Request: Return each line that holds the word "this".

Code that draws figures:
::::

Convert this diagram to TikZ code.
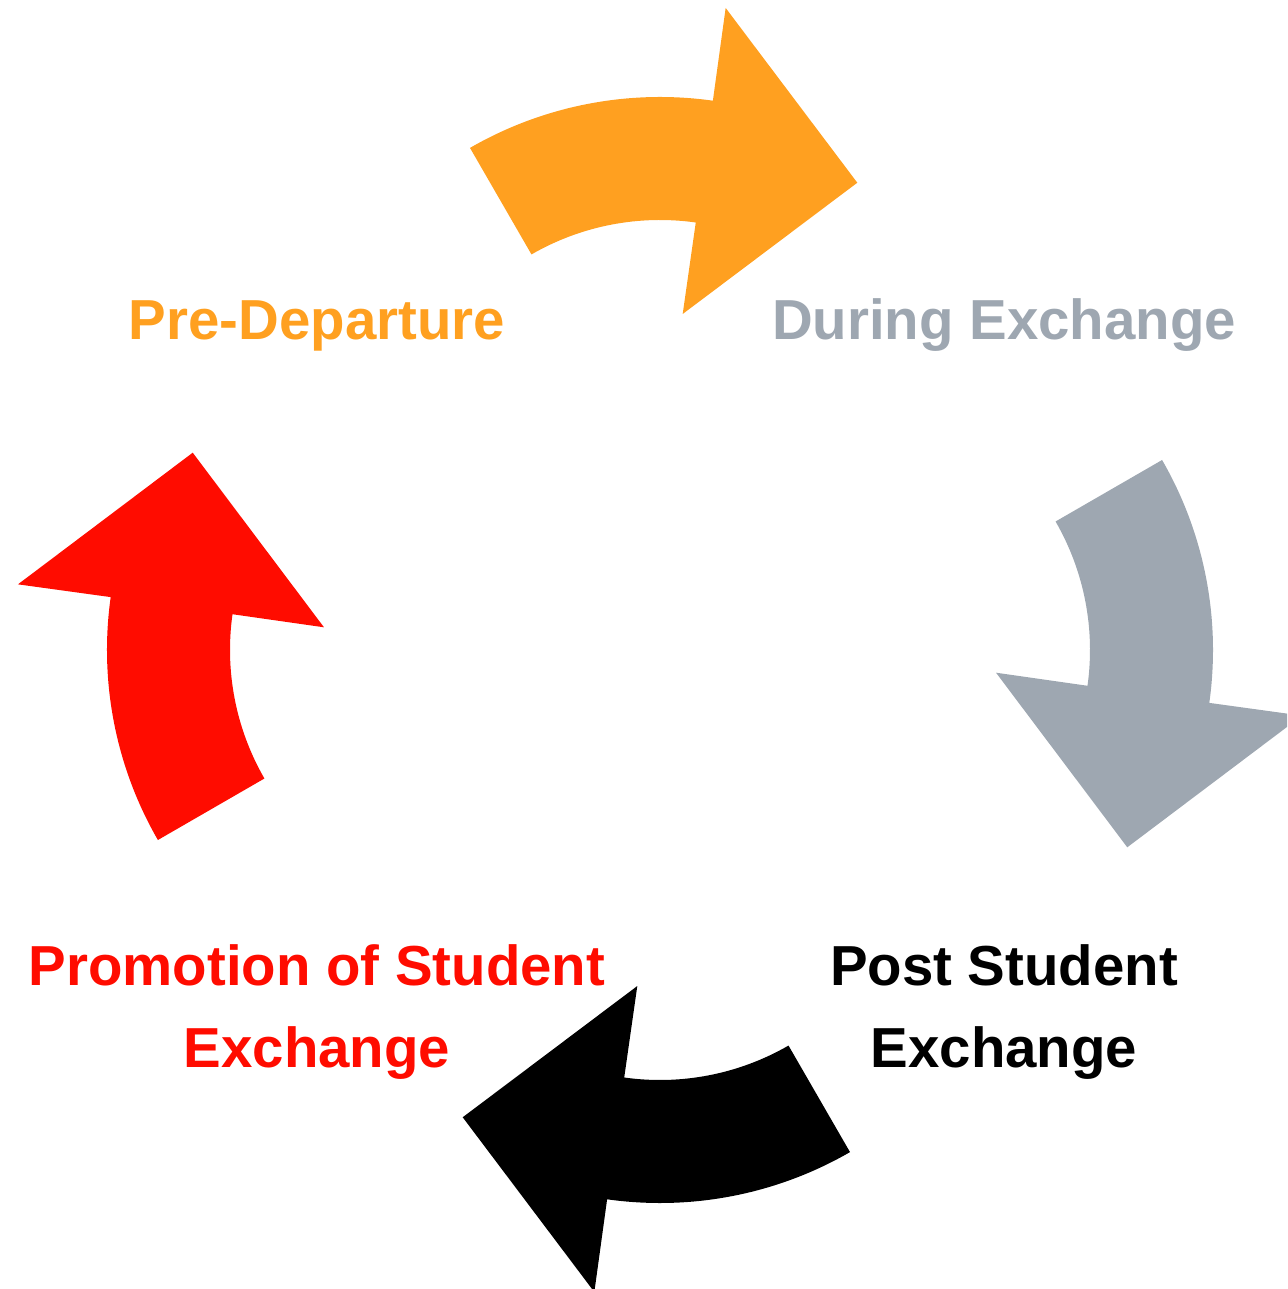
\documentclass[tikz,border=0pt]{standalone}
\usepackage{fontspec}
\setmainfont{Liberation Sans}
\definecolor{cOrange}{RGB}{255,160,32}
\definecolor{cGray}{RGB}{158,167,177}
\definecolor{cRed}{RGB}{255,12,0}
\definecolor{cBlack}{RGB}{0,0,0}
\tikzset{
  cyclearrow/.pic={
    \begin{scope}[shift={(0,173)}]
      \fill[pic actions] (120:380) arc[start angle=120,end angle=82,radius=380pt]
        -- (82.03:473.6) -- (56.16:354.3) -- (82.07:164.6) -- (82:257)
        arc[start angle=82,end angle=120,radius=257pt] -- cycle;
    \end{scope}
  },
  lbl/.style={font=\bfseries\fontsize{56.4}{81.3}\selectfont, anchor=base, inner sep=0pt, align=center}
}
\begin{document}
\begin{tikzpicture}[x=1pt,y=1pt]
  \clip (-660,-639) rectangle (627,650);
  \pic[fill=cOrange] (arrowpre) at (0,0) {cyclearrow};
  \pic[fill=cGray, rotate=-90] (arrowduring) at (0,0) {cyclearrow};
  \pic[fill=cBlack, rotate=-180] (arrowpost) at (0,0) {cyclearrow};
  \pic[fill=cRed, rotate=-270] (arrowpromo) at (0,0) {cyclearrow};
  \node[lbl, text=cOrange] (pre) at (-343,310) {Pre-Departure};
  \node[lbl, text=cGray] (during) at (344,310) {During Exchange};
  \node[lbl, text=cBlack] (post) at (344,-417) {Post Student\\Exchange};
  \node[lbl, text=cRed] (promo) at (-343,-417) {Promotion of Student\\Exchange};
\end{tikzpicture}
\end{document}
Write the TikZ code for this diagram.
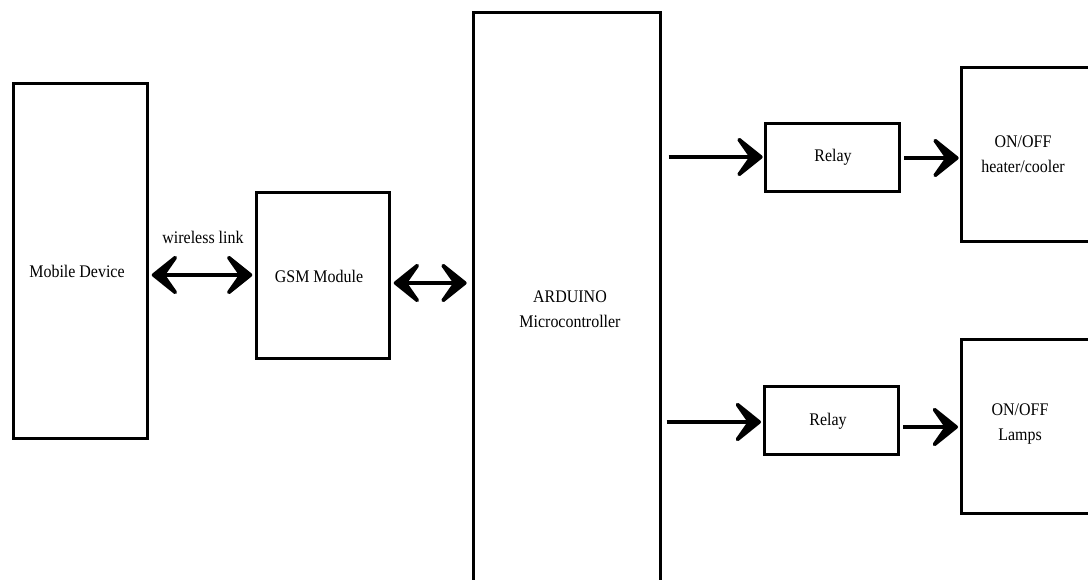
\documentclass[tikz,border=0pt]{standalone}
\usepackage{fontspec}
\setmainfont{Liberation Serif}[FakeStretch=0.9]
\usetikzlibrary{arrows.meta}
\tikzset{
  box/.style={draw=black, line width=2.3pt, rectangle, anchor=north west, inner sep=0pt, fill=white},
  lbl/.style={font=\fontsize{13.3}{19}\selectfont, align=center, inner sep=0pt},
  conn/.style={line width=3.4pt, -{Stealth[length=25pt,width=40pt,inset=14pt,round]}},
  dconn/.style={line width=3.4pt, {Stealth[length=25pt,width=40pt,inset=14pt,round]}-{Stealth[length=25pt,width=40pt,inset=14pt,round]}}
}
\begin{document}
\begin{tikzpicture}[x=0.75pt,y=-0.75pt]
\useasboundingbox (0,0) rectangle (1088,580);
\clip (0,0) rectangle (1088,580);
\fill[white] (0,0) rectangle (1088,580);
% boxes
\node[box, minimum width={134*0.75pt}, minimum height={355*0.75pt}] (mob) at (12,82) {};
\node[box, minimum width={133*0.75pt}, minimum height={166*0.75pt}] (gsm) at (255,191) {};
\node[box, minimum width={187*0.75pt}, minimum height={600*0.75pt}] (ard) at (472,11) {};
\node[box, minimum width={134*0.75pt}, minimum height={68*0.75pt}] (r1) at (764,122) {};
\node[box, minimum width={150*0.75pt}, minimum height={174*0.75pt}] (hc) at (960,66) {};
\node[box, minimum width={134*0.75pt}, minimum height={68*0.75pt}] (r2) at (763,385) {};
\node[box, minimum width={150*0.75pt}, minimum height={174*0.75pt}] (lp) at (960,338) {};
% texts
\node[lbl] (tw) at (203,237) {wireless link};
\node[lbl] (tmob) at (77,271) {Mobile Device};
\node[lbl] (tgsm) at (319,276) {GSM Module};
\node[lbl] (tard) at (570,309) {ARDUINO\\Microcontroller};
\node[lbl] (tr1) at (833,157) {Relay};
\node[lbl] (tr2) at (828,421) {Relay};
\node[lbl] (thc) at (1023,154) {ON/OFF\\heater/cooler};
\node[lbl] (tlp) at (1020,424) {ON/OFF\\Lamps};
% connectors
\draw[dconn, shorten <=2pt, shorten >=2pt] (mob.east |- 0,275) -- (gsm.west |- 0,275);
\draw[dconn, shorten <=2pt, shorten >=4pt] (gsm.east |- 0,283) -- (ard.west |- 0,283);
\draw[conn, shorten <=5pt, shorten >=1pt] (ard.east |- 0,157) -- (r1.west |- 0,157);
\draw[conn, shorten <=2.5pt, shorten >=1pt] (r1.east |- 0,158) -- (hc.west |- 0,158);
\draw[conn, shorten <=3.5pt, shorten >=1.5pt] (ard.east |- 0,422) -- (r2.west |- 0,422);
\draw[conn, shorten <=2.5pt, shorten >=1.5pt] (r2.east |- 0,427) -- (lp.west |- 0,427);
\end{tikzpicture}
\end{document}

::::

Result below:
Convert this diagram to TikZ code.
Write the TikZ code for this diagram.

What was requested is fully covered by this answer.